**EXERCISE DESCRIPTION**
Reproduce the listing below exactly. Pictures do not belong in the copy.

**SOURCE EXCERPT**
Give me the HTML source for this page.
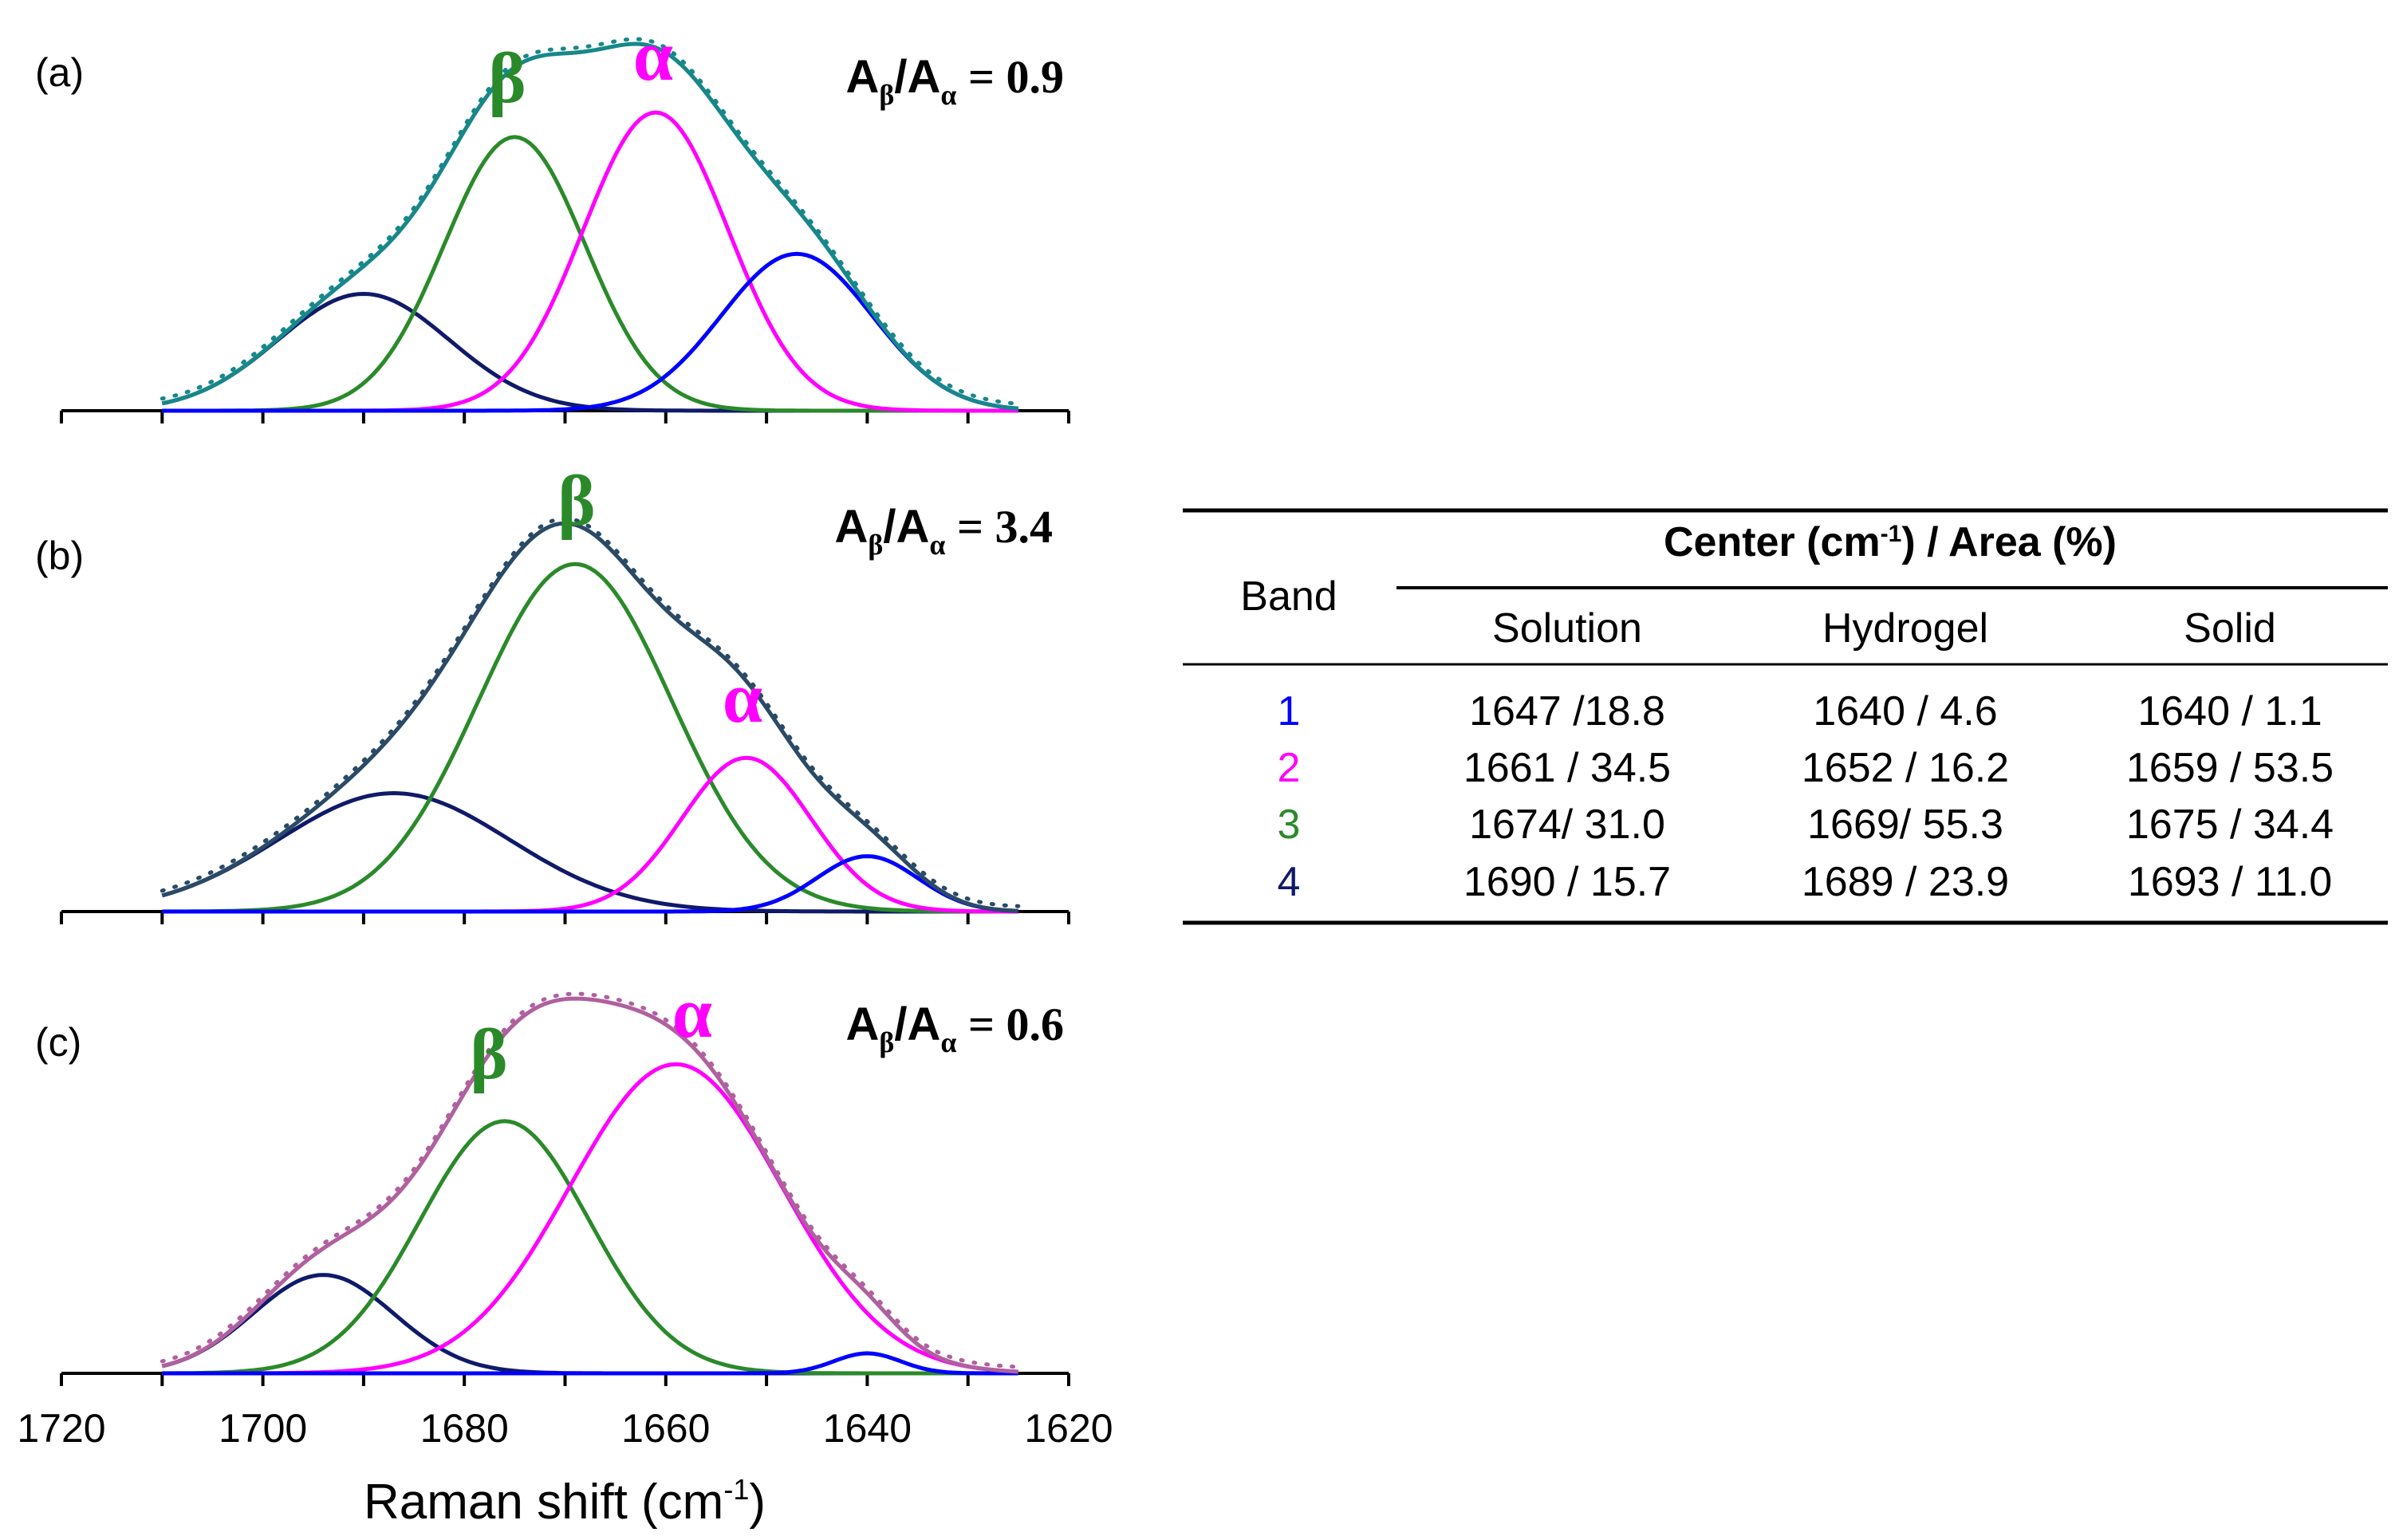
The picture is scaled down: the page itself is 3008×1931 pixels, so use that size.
<!DOCTYPE html>
<html><head><meta charset="utf-8"><style>
html,body{margin:0;padding:0;background:#fff}
svg{display:block}
text{font-family:"Liberation Sans",sans-serif}
</style></head><body>
<svg id="chart" width="3008" height="1931" viewBox="0 0 3008 1931" xmlns="http://www.w3.org/2000/svg">
<g id="plots"></g>
<g id="table">
 <line x1="1483" y1="640" x2="2994" y2="640" stroke="#000" stroke-width="5"/>
 <text x="2370" y="697" font-size="52" font-weight="bold" text-anchor="middle">Center (cm<tspan font-size="30" dy="-18">-1</tspan><tspan dy="18">) / Area (%)</tspan></text>
 <text x="1616" y="765" font-size="52" text-anchor="middle">Band</text>
 <line x1="1751" y1="737" x2="2994" y2="737" stroke="#000" stroke-width="4"/>
 <text x="1965" y="805" font-size="52" text-anchor="middle">Solution</text>
 <text x="2389" y="805" font-size="52" text-anchor="middle">Hydrogel</text>
 <text x="2796" y="805" font-size="52" text-anchor="middle">Solid</text>
 <line x1="1483" y1="833" x2="2994" y2="833" stroke="#000" stroke-width="3"/>
 <g font-size="52" text-anchor="middle">
  <text x="1616" y="909" fill="#0000ff">1</text>
  <text x="1965" y="909">1647 /18.8</text>
  <text x="2389" y="909">1640 / 4.6</text>
  <text x="2796" y="909">1640 / 1.1</text>
  <text x="1616" y="980" fill="#ff00ff">2</text>
  <text x="1965" y="980">1661 / 34.5</text>
  <text x="2389" y="980">1652 / 16.2</text>
  <text x="2796" y="980">1659 / 53.5</text>
  <text x="1616" y="1051" fill="#2a8a2a">3</text>
  <text x="1965" y="1051">1674/ 31.0</text>
  <text x="2389" y="1051">1669/ 55.3</text>
  <text x="2796" y="1051">1675 / 34.4</text>
  <text x="1616" y="1123" fill="#101a6a">4</text>
  <text x="1965" y="1123">1690 / 15.7</text>
  <text x="2389" y="1123">1689 / 23.9</text>
  <text x="2796" y="1123">1693 / 11.0</text>
 </g>
 <line x1="1483" y1="1157" x2="2994" y2="1157" stroke="#000" stroke-width="5"/>
</g>
</svg>
<script>
// data (peak heights in a.u., centres in cm-1, widths sigma in cm-1)
const panelLabels = ["(a)", "(b)", "(c)"];
const ratioLabels = ["0.9", "3.4", "0.6"];
const bandCenters = [[1647, 1661, 1675, 1690], [1640, 1652, 1669, 1687], [1640, 1659, 1676, 1694]];
const bandHeights = [[102, 194, 178, 76], [36, 100, 226, 77], [13, 201, 164, 64]];
const bandSigmas = [[7.5, 7.2, 7.0, 8.5], [5.0, 6.4, 9.6, 11.5], [3.3, 10.5, 8.4, 7.0]];
const xTicks = [1720, 1700, 1680, 1660, 1640, 1620];
const NS = "http://www.w3.org/2000/svg";
const bandColors = ["#0000ff", "#ff00ff", "#2a8a2a", "#101a6a"];
const sumColors = ["#17878a", "#2a4a66", "#b0609e"];
const baselines = [515, 1143, 1722];
const yScale = 1.928;
const xPx = v => 77 + (1720 - v) * (1340 - 77) / 100;
const g = document.getElementById('plots');
function mk(tag, attrs, parent) {
  const e = document.createElementNS(NS, tag);
  for (const k in attrs) e.setAttribute(k, attrs[k]);
  (parent || g).appendChild(e);
  return e;
}
function gauss(x, c, h, s) { return h * Math.exp(-0.5 * ((x - c) / s) ** 2); }
for (let p = 0; p < 3; p++) {
  const base = baselines[p];
  const yPx = v => base - v * yScale;
  const ax = mk('line', {x1: 77, y1: base, x2: 1340, y2: base, stroke: '#000', 'stroke-width': 4});
  
  
  for (let t = 1720; t >= 1620; t -= 10) {
    const tk = mk('line', {x1: xPx(t), y1: base, x2: xPx(t), y2: base + 16, stroke: '#000', 'stroke-width': 4});
    
    
  }
  let sumD = '';
  const bandDs = [[], [], [], []];
  for (let x = 1710; x >= 1625; x -= 0.5) {
    let s = 0;
    for (let b = 0; b < 4; b++) {
      const v = gauss(x, bandCenters[p][b], bandHeights[p][b], bandSigmas[p][b]);
      s += v;
      bandDs[b].push(xPx(x).toFixed(1) + ',' + yPx(v).toFixed(1));
    }
    sumD += (sumD ? 'L' : 'M') + xPx(x).toFixed(1) + ',' + yPx(s).toFixed(1);
  }
  const sd = mk('path', {d: sumD, fill: 'none', stroke: sumColors[p], 'stroke-width': 5, 'stroke-dasharray': '2 14', 'stroke-linecap': 'round', transform: 'translate(0,-6)'});
  
  
  for (let b = 3; b >= 0; b--) {
    const bp = mk('path', {d: 'M' + bandDs[b].join('L'), fill: 'none', stroke: bandColors[b], 'stroke-width': 5});
    
    
  }
  const sp = mk('path', {d: sumD, fill: 'none', stroke: sumColors[p], 'stroke-width': 5});
  
  
  const pl = mk('text', {x: 44, y: [108, 714, 1324][p], 'font-size': 50});
  pl.textContent = panelLabels[p];
  
  
  const rt = mk('text', {x: [1334, 1320, 1334][p], y: [116, 680, 1304][p], 'font-size': 58, 'font-weight': 'bold', 'text-anchor': 'end', style: 'font-family:"Liberation Serif",serif'});
  rt.innerHTML = '<tspan style="font-family:\'Liberation Sans\',sans-serif">A</tspan><tspan font-size="36" dy="15">β</tspan><tspan dy="-15" style="font-family:\'Liberation Sans\',sans-serif">/A</tspan><tspan font-size="36" dy="15">α</tspan><tspan dy="-15"> = ' + ratioLabels[p] + '</tspan>';
  
  
}
const greek = [["β", 636, 128, "#2a8a2a"], ["α", 819, 100, "#ff00ff"], ["β", 723, 658, "#2a8a2a"], ["α", 931, 905, "#ff00ff"], ["β", 613, 1352, "#2a8a2a"], ["α", 868, 1300, "#ff00ff"]];
for (const gl of greek) {
  const t = mk('text', {x: gl[1], y: gl[2], 'font-size': 90, 'font-weight': 'bold', fill: gl[3], 'text-anchor': 'middle', style: 'font-family:"Liberation Serif",serif'});
  t.textContent = gl[0];
  
  
}
for (const t of xTicks) {
  const tl = mk('text', {x: xPx(t), y: 1808, 'font-size': 50, 'text-anchor': 'middle'});
  tl.textContent = t;
  
  
}
const xt = mk('text', {x: 708, y: 1904, 'font-size': 62, 'text-anchor': 'middle'});
xt.innerHTML = 'Raman shift (cm<tspan font-size="36" dy="-24">-1</tspan><tspan dy="24">)</tspan>';


</script>
</body></html>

**EXPECTED ANSWER**
Give me the HTML source for this page.
The picture is scaled down: the page itself is 3008×1931 pixels, so use that size.
<!DOCTYPE html>
<html><head><meta charset="utf-8"><style>
html,body{margin:0;padding:0;background:#fff}
svg{display:block}
text{font-family:"Liberation Sans",sans-serif}
</style></head><body>
<svg id="chart" width="3008" height="1931" viewBox="0 0 3008 1931" xmlns="http://www.w3.org/2000/svg">
<g id="plots"></g>
<g id="table">
 <line x1="1483" y1="640" x2="2994" y2="640" stroke="#000" stroke-width="5"/>
 <text x="2370" y="697" font-size="52" font-weight="bold" text-anchor="middle">Center (cm<tspan font-size="30" dy="-18">-1</tspan><tspan dy="18">) / Area (%)</tspan></text>
 <text x="1616" y="765" font-size="52" text-anchor="middle">Band</text>
 <line x1="1751" y1="737" x2="2994" y2="737" stroke="#000" stroke-width="4"/>
 <text x="1965" y="805" font-size="52" text-anchor="middle">Solution</text>
 <text x="2389" y="805" font-size="52" text-anchor="middle">Hydrogel</text>
 <text x="2796" y="805" font-size="52" text-anchor="middle">Solid</text>
 <line x1="1483" y1="833" x2="2994" y2="833" stroke="#000" stroke-width="3"/>
 <g font-size="52" text-anchor="middle">
  <text x="1616" y="909" fill="#0000ff">1</text>
  <text x="1965" y="909">1647 /18.8</text>
  <text x="2389" y="909">1640 / 4.6</text>
  <text x="2796" y="909">1640 / 1.1</text>
  <text x="1616" y="980" fill="#ff00ff">2</text>
  <text x="1965" y="980">1661 / 34.5</text>
  <text x="2389" y="980">1652 / 16.2</text>
  <text x="2796" y="980">1659 / 53.5</text>
  <text x="1616" y="1051" fill="#2a8a2a">3</text>
  <text x="1965" y="1051">1674/ 31.0</text>
  <text x="2389" y="1051">1669/ 55.3</text>
  <text x="2796" y="1051">1675 / 34.4</text>
  <text x="1616" y="1123" fill="#101a6a">4</text>
  <text x="1965" y="1123">1690 / 15.7</text>
  <text x="2389" y="1123">1689 / 23.9</text>
  <text x="2796" y="1123">1693 / 11.0</text>
 </g>
 <line x1="1483" y1="1157" x2="2994" y2="1157" stroke="#000" stroke-width="5"/>
</g>
</svg>
<script>
// data (peak heights in a.u., centres in cm-1, widths sigma in cm-1)
const panelLabels = ["(a)", "(b)", "(c)"];
const ratioLabels = ["0.9", "3.4", "0.6"];
const bandCenters = [[1647, 1661, 1675, 1690], [1640, 1652, 1669, 1687], [1640, 1659, 1676, 1694]];
const bandHeights = [[102, 194, 178, 76], [36, 100, 226, 77], [13, 201, 164, 64]];
const bandSigmas = [[7.5, 7.2, 7.0, 8.5], [5.0, 6.4, 9.6, 11.5], [3.3, 10.5, 8.4, 7.0]];
const xTicks = [1720, 1700, 1680, 1660, 1640, 1620];
const NS = "http://www.w3.org/2000/svg";
const bandColors = ["#0000ff", "#ff00ff", "#2a8a2a", "#101a6a"];
const sumColors = ["#17878a", "#2a4a66", "#b0609e"];
const baselines = [515, 1143, 1722];
const yScale = 1.928;
const xPx = v => 77 + (1720 - v) * (1340 - 77) / 100;
const g = document.getElementById('plots');
function mk(tag, attrs, parent) {
  const e = document.createElementNS(NS, tag);
  for (const k in attrs) e.setAttribute(k, attrs[k]);
  (parent || g).appendChild(e);
  return e;
}
function gauss(x, c, h, s) { return h * Math.exp(-0.5 * ((x - c) / s) ** 2); }
for (let p = 0; p < 3; p++) {
  const base = baselines[p];
  const yPx = v => base - v * yScale;
  const ax = mk('line', {x1: 77, y1: base, x2: 1340, y2: base, stroke: '#000', 'stroke-width': 4});
  
  
  for (let t = 1720; t >= 1620; t -= 10) {
    const tk = mk('line', {x1: xPx(t), y1: base, x2: xPx(t), y2: base + 16, stroke: '#000', 'stroke-width': 4});
    
    
  }
  let sumD = '';
  const bandDs = [[], [], [], []];
  for (let x = 1710; x >= 1625; x -= 0.5) {
    let s = 0;
    for (let b = 0; b < 4; b++) {
      const v = gauss(x, bandCenters[p][b], bandHeights[p][b], bandSigmas[p][b]);
      s += v;
      bandDs[b].push(xPx(x).toFixed(1) + ',' + yPx(v).toFixed(1));
    }
    sumD += (sumD ? 'L' : 'M') + xPx(x).toFixed(1) + ',' + yPx(s).toFixed(1);
  }
  const sd = mk('path', {d: sumD, fill: 'none', stroke: sumColors[p], 'stroke-width': 5, 'stroke-dasharray': '2 14', 'stroke-linecap': 'round', transform: 'translate(0,-6)'});
  
  
  for (let b = 3; b >= 0; b--) {
    const bp = mk('path', {d: 'M' + bandDs[b].join('L'), fill: 'none', stroke: bandColors[b], 'stroke-width': 5});
    
    
  }
  const sp = mk('path', {d: sumD, fill: 'none', stroke: sumColors[p], 'stroke-width': 5});
  
  
  const pl = mk('text', {x: 44, y: [108, 714, 1324][p], 'font-size': 50});
  pl.textContent = panelLabels[p];
  
  
  const rt = mk('text', {x: [1334, 1320, 1334][p], y: [116, 680, 1304][p], 'font-size': 58, 'font-weight': 'bold', 'text-anchor': 'end', style: 'font-family:"Liberation Serif",serif'});
  rt.innerHTML = '<tspan style="font-family:\'Liberation Sans\',sans-serif">A</tspan><tspan font-size="36" dy="15">β</tspan><tspan dy="-15" style="font-family:\'Liberation Sans\',sans-serif">/A</tspan><tspan font-size="36" dy="15">α</tspan><tspan dy="-15"> = ' + ratioLabels[p] + '</tspan>';
  
  
}
const greek = [["β", 636, 128, "#2a8a2a"], ["α", 819, 100, "#ff00ff"], ["β", 723, 658, "#2a8a2a"], ["α", 931, 905, "#ff00ff"], ["β", 613, 1352, "#2a8a2a"], ["α", 868, 1300, "#ff00ff"]];
for (const gl of greek) {
  const t = mk('text', {x: gl[1], y: gl[2], 'font-size': 90, 'font-weight': 'bold', fill: gl[3], 'text-anchor': 'middle', style: 'font-family:"Liberation Serif",serif'});
  t.textContent = gl[0];
  
  
}
for (const t of xTicks) {
  const tl = mk('text', {x: xPx(t), y: 1808, 'font-size': 50, 'text-anchor': 'middle'});
  tl.textContent = t;
  
  
}
const xt = mk('text', {x: 708, y: 1904, 'font-size': 62, 'text-anchor': 'middle'});
xt.innerHTML = 'Raman shift (cm<tspan font-size="36" dy="-24">-1</tspan><tspan dy="24">)</tspan>';


</script>
</body></html>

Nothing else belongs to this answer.